Retype all material exactly. Pictures stay out of the copy.

_Data shown:_
⟨
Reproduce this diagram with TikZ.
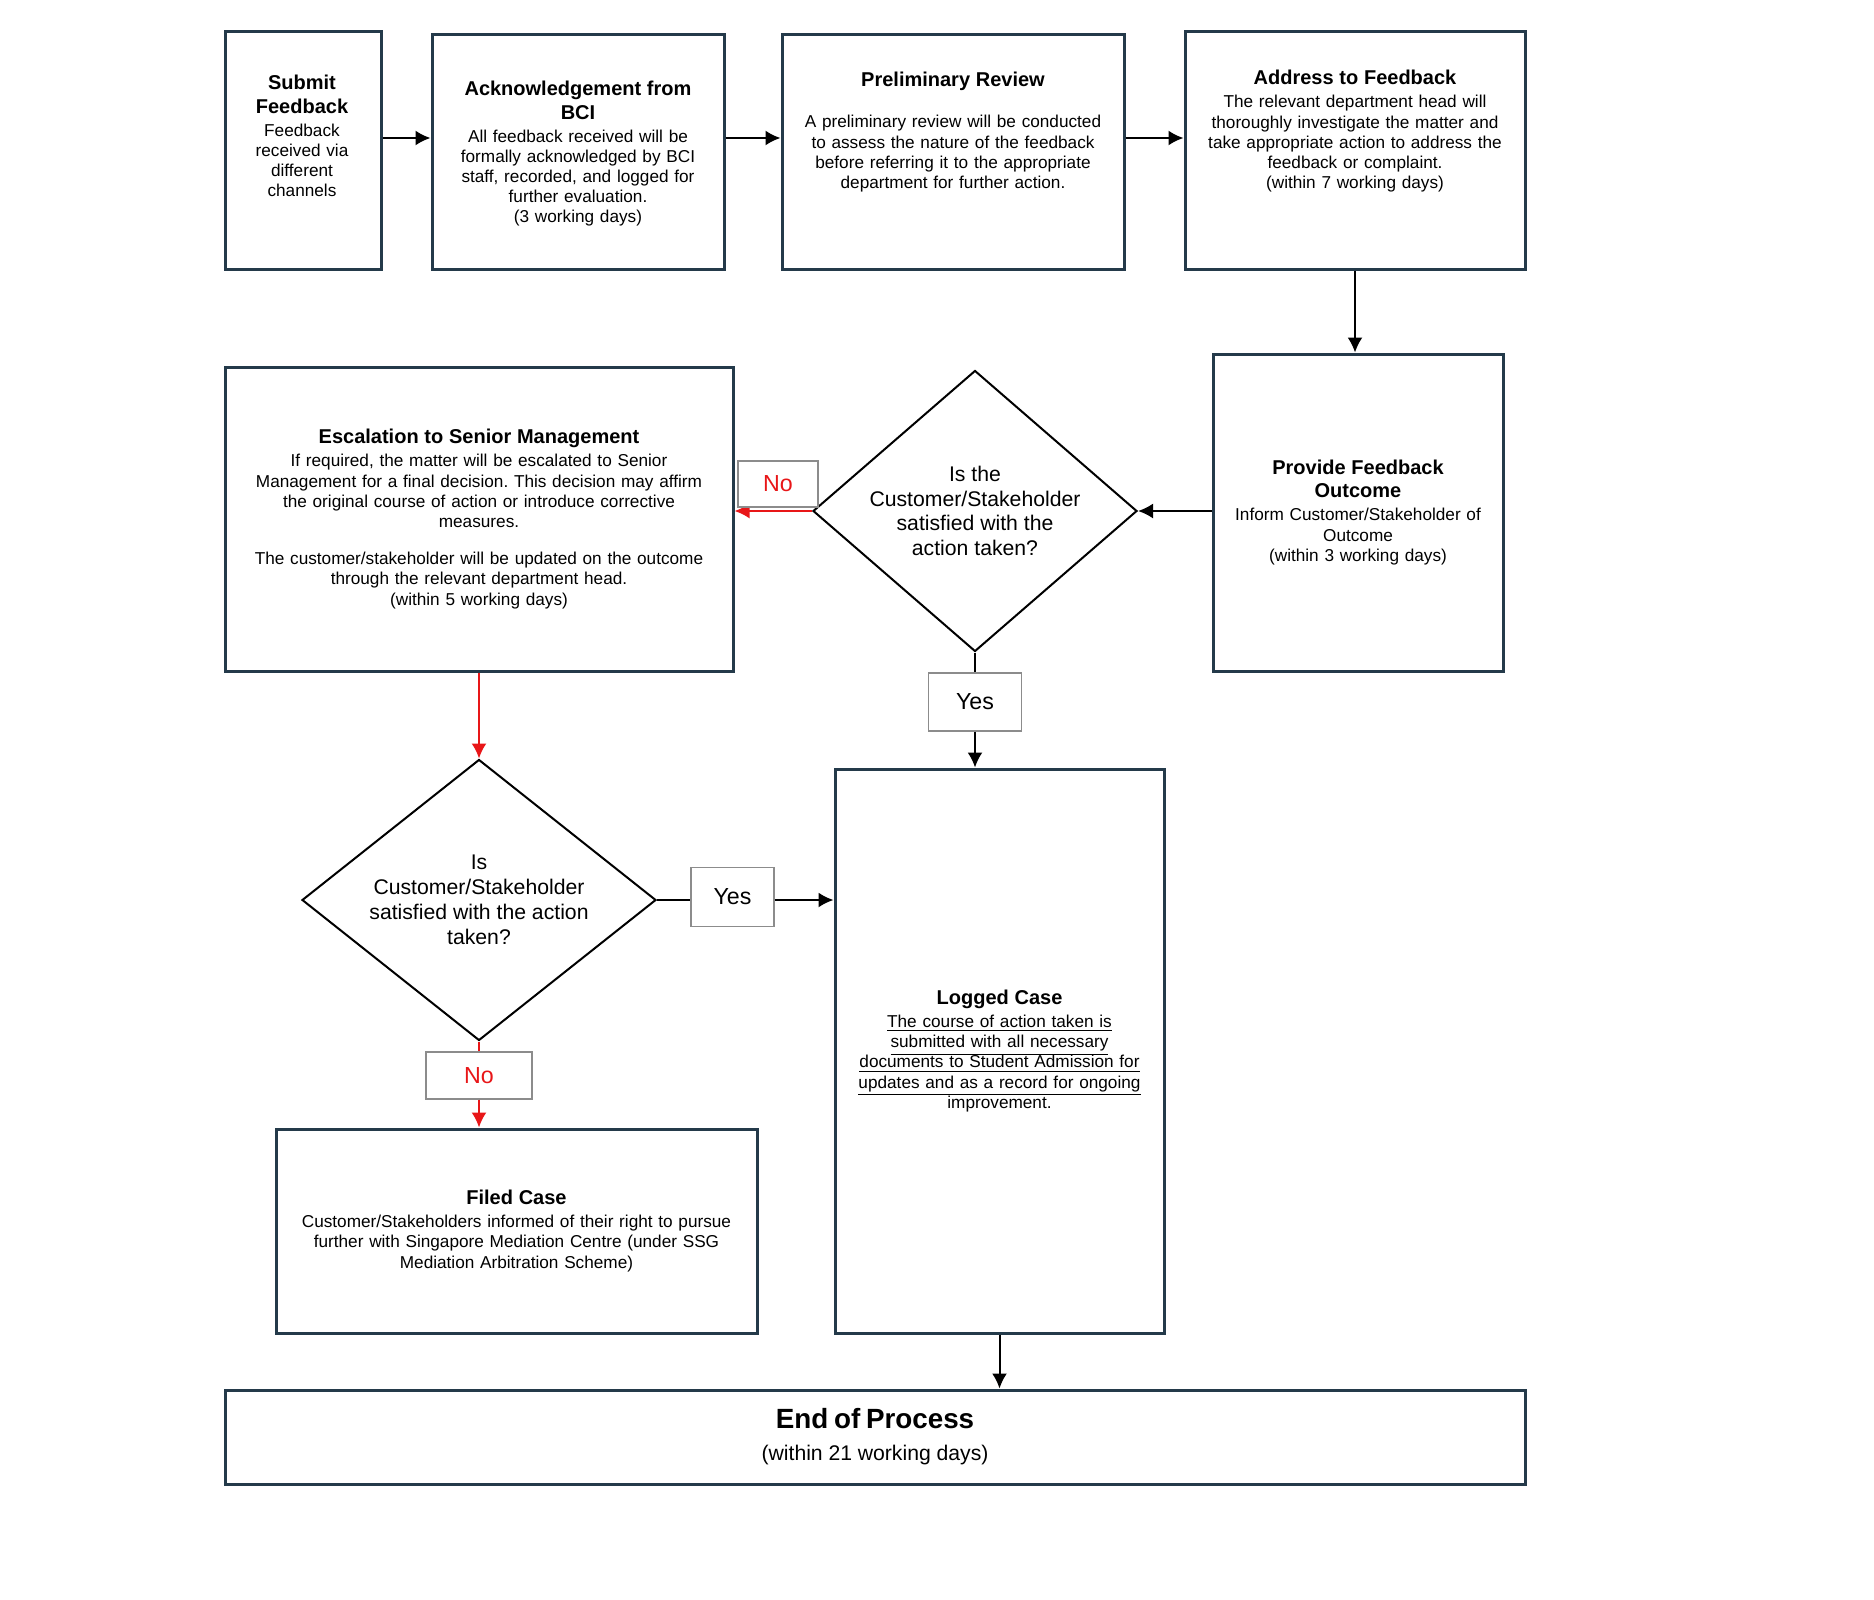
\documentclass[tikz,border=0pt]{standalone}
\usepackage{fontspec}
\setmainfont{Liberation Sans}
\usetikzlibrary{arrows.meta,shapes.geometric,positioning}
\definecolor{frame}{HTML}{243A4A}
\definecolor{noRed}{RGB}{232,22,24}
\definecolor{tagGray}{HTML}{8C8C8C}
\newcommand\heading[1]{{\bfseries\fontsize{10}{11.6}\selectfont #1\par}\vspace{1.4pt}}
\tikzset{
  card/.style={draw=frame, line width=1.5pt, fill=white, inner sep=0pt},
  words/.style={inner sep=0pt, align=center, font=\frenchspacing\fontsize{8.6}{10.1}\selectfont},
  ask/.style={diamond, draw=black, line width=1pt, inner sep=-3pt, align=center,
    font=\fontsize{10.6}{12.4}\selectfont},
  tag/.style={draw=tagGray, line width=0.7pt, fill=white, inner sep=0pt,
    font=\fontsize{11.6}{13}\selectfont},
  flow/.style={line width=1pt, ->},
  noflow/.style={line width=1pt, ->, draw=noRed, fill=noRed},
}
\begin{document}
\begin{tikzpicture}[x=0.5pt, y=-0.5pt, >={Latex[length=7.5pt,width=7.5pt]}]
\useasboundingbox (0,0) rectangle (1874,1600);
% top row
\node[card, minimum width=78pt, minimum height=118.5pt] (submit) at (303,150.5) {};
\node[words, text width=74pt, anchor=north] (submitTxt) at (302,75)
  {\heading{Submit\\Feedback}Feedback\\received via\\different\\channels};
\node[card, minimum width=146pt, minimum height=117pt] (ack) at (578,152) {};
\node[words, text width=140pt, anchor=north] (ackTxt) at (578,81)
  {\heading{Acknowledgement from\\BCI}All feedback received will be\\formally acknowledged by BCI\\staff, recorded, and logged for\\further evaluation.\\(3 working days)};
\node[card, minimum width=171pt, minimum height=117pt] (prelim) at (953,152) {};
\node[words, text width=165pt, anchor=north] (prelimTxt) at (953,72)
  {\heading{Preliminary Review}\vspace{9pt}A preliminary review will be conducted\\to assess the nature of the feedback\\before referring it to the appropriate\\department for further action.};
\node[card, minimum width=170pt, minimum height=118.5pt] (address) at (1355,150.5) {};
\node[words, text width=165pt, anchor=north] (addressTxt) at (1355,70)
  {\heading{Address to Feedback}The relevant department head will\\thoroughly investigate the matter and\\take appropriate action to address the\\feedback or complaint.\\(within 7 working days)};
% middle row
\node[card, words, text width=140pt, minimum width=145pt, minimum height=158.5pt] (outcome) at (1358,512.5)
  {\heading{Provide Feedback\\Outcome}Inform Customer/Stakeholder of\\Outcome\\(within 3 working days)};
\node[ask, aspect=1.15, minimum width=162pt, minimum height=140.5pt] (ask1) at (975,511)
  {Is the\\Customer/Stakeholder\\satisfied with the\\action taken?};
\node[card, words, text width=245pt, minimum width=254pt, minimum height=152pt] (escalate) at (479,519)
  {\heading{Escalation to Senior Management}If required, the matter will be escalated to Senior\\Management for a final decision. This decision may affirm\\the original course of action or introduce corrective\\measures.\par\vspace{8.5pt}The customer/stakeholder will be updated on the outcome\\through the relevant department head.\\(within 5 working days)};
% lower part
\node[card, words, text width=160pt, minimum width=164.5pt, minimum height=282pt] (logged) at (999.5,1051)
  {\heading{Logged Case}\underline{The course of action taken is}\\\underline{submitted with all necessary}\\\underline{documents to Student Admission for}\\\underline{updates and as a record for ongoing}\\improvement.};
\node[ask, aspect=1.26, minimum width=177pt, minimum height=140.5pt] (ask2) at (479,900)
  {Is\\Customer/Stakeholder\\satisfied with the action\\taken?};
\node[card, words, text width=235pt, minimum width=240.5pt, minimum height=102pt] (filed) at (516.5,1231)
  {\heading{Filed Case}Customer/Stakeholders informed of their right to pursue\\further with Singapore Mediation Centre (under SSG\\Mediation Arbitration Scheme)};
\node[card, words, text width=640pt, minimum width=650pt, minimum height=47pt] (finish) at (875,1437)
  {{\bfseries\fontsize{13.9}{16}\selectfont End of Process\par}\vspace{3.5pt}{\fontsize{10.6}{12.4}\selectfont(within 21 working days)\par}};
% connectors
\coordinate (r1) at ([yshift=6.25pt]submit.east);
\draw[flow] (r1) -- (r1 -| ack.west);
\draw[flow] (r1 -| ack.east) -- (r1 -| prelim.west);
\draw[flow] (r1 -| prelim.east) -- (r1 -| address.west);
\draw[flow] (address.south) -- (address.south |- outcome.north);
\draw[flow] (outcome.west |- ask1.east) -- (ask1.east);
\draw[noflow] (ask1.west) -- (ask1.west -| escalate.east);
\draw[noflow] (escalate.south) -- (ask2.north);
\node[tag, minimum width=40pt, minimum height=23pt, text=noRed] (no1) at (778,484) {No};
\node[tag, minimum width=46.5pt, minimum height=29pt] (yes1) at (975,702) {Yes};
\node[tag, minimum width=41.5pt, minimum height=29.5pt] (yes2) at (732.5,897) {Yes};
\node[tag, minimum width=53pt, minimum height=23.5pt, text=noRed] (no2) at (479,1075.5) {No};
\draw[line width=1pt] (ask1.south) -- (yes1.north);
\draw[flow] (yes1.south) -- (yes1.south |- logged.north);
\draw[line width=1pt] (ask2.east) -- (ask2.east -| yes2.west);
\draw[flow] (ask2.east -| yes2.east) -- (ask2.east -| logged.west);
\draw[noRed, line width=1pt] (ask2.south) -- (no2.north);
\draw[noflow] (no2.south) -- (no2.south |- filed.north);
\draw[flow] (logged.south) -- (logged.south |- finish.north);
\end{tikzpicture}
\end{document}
⟩
_Answer for the task:_
Reproduce this diagram with TikZ.
\documentclass[tikz,border=0pt]{standalone}
\usepackage{fontspec}
\setmainfont{Liberation Sans}
\usetikzlibrary{arrows.meta,shapes.geometric,positioning}
\definecolor{frame}{HTML}{243A4A}
\definecolor{noRed}{RGB}{232,22,24}
\definecolor{tagGray}{HTML}{8C8C8C}
\newcommand\heading[1]{{\bfseries\fontsize{10}{11.6}\selectfont #1\par}\vspace{1.4pt}}
\tikzset{
  card/.style={draw=frame, line width=1.5pt, fill=white, inner sep=0pt},
  words/.style={inner sep=0pt, align=center, font=\frenchspacing\fontsize{8.6}{10.1}\selectfont},
  ask/.style={diamond, draw=black, line width=1pt, inner sep=-3pt, align=center,
    font=\fontsize{10.6}{12.4}\selectfont},
  tag/.style={draw=tagGray, line width=0.7pt, fill=white, inner sep=0pt,
    font=\fontsize{11.6}{13}\selectfont},
  flow/.style={line width=1pt, ->},
  noflow/.style={line width=1pt, ->, draw=noRed, fill=noRed},
}
\begin{document}
\begin{tikzpicture}[x=0.5pt, y=-0.5pt, >={Latex[length=7.5pt,width=7.5pt]}]
\useasboundingbox (0,0) rectangle (1874,1600);
% top row
\node[card, minimum width=78pt, minimum height=118.5pt] (submit) at (303,150.5) {};
\node[words, text width=74pt, anchor=north] (submitTxt) at (302,75)
  {\heading{Submit\\Feedback}Feedback\\received via\\different\\channels};
\node[card, minimum width=146pt, minimum height=117pt] (ack) at (578,152) {};
\node[words, text width=140pt, anchor=north] (ackTxt) at (578,81)
  {\heading{Acknowledgement from\\BCI}All feedback received will be\\formally acknowledged by BCI\\staff, recorded, and logged for\\further evaluation.\\(3 working days)};
\node[card, minimum width=171pt, minimum height=117pt] (prelim) at (953,152) {};
\node[words, text width=165pt, anchor=north] (prelimTxt) at (953,72)
  {\heading{Preliminary Review}\vspace{9pt}A preliminary review will be conducted\\to assess the nature of the feedback\\before referring it to the appropriate\\department for further action.};
\node[card, minimum width=170pt, minimum height=118.5pt] (address) at (1355,150.5) {};
\node[words, text width=165pt, anchor=north] (addressTxt) at (1355,70)
  {\heading{Address to Feedback}The relevant department head will\\thoroughly investigate the matter and\\take appropriate action to address the\\feedback or complaint.\\(within 7 working days)};
% middle row
\node[card, words, text width=140pt, minimum width=145pt, minimum height=158.5pt] (outcome) at (1358,512.5)
  {\heading{Provide Feedback\\Outcome}Inform Customer/Stakeholder of\\Outcome\\(within 3 working days)};
\node[ask, aspect=1.15, minimum width=162pt, minimum height=140.5pt] (ask1) at (975,511)
  {Is the\\Customer/Stakeholder\\satisfied with the\\action taken?};
\node[card, words, text width=245pt, minimum width=254pt, minimum height=152pt] (escalate) at (479,519)
  {\heading{Escalation to Senior Management}If required, the matter will be escalated to Senior\\Management for a final decision. This decision may affirm\\the original course of action or introduce corrective\\measures.\par\vspace{8.5pt}The customer/stakeholder will be updated on the outcome\\through the relevant department head.\\(within 5 working days)};
% lower part
\node[card, words, text width=160pt, minimum width=164.5pt, minimum height=282pt] (logged) at (999.5,1051)
  {\heading{Logged Case}\underline{The course of action taken is}\\\underline{submitted with all necessary}\\\underline{documents to Student Admission for}\\\underline{updates and as a record for ongoing}\\improvement.};
\node[ask, aspect=1.26, minimum width=177pt, minimum height=140.5pt] (ask2) at (479,900)
  {Is\\Customer/Stakeholder\\satisfied with the action\\taken?};
\node[card, words, text width=235pt, minimum width=240.5pt, minimum height=102pt] (filed) at (516.5,1231)
  {\heading{Filed Case}Customer/Stakeholders informed of their right to pursue\\further with Singapore Mediation Centre (under SSG\\Mediation Arbitration Scheme)};
\node[card, words, text width=640pt, minimum width=650pt, minimum height=47pt] (finish) at (875,1437)
  {{\bfseries\fontsize{13.9}{16}\selectfont End of Process\par}\vspace{3.5pt}{\fontsize{10.6}{12.4}\selectfont(within 21 working days)\par}};
% connectors
\coordinate (r1) at ([yshift=6.25pt]submit.east);
\draw[flow] (r1) -- (r1 -| ack.west);
\draw[flow] (r1 -| ack.east) -- (r1 -| prelim.west);
\draw[flow] (r1 -| prelim.east) -- (r1 -| address.west);
\draw[flow] (address.south) -- (address.south |- outcome.north);
\draw[flow] (outcome.west |- ask1.east) -- (ask1.east);
\draw[noflow] (ask1.west) -- (ask1.west -| escalate.east);
\draw[noflow] (escalate.south) -- (ask2.north);
\node[tag, minimum width=40pt, minimum height=23pt, text=noRed] (no1) at (778,484) {No};
\node[tag, minimum width=46.5pt, minimum height=29pt] (yes1) at (975,702) {Yes};
\node[tag, minimum width=41.5pt, minimum height=29.5pt] (yes2) at (732.5,897) {Yes};
\node[tag, minimum width=53pt, minimum height=23.5pt, text=noRed] (no2) at (479,1075.5) {No};
\draw[line width=1pt] (ask1.south) -- (yes1.north);
\draw[flow] (yes1.south) -- (yes1.south |- logged.north);
\draw[line width=1pt] (ask2.east) -- (ask2.east -| yes2.west);
\draw[flow] (ask2.east -| yes2.east) -- (ask2.east -| logged.west);
\draw[noRed, line width=1pt] (ask2.south) -- (no2.north);
\draw[noflow] (no2.south) -- (no2.south |- filed.north);
\draw[flow] (logged.south) -- (logged.south |- finish.north);
\end{tikzpicture}
\end{document}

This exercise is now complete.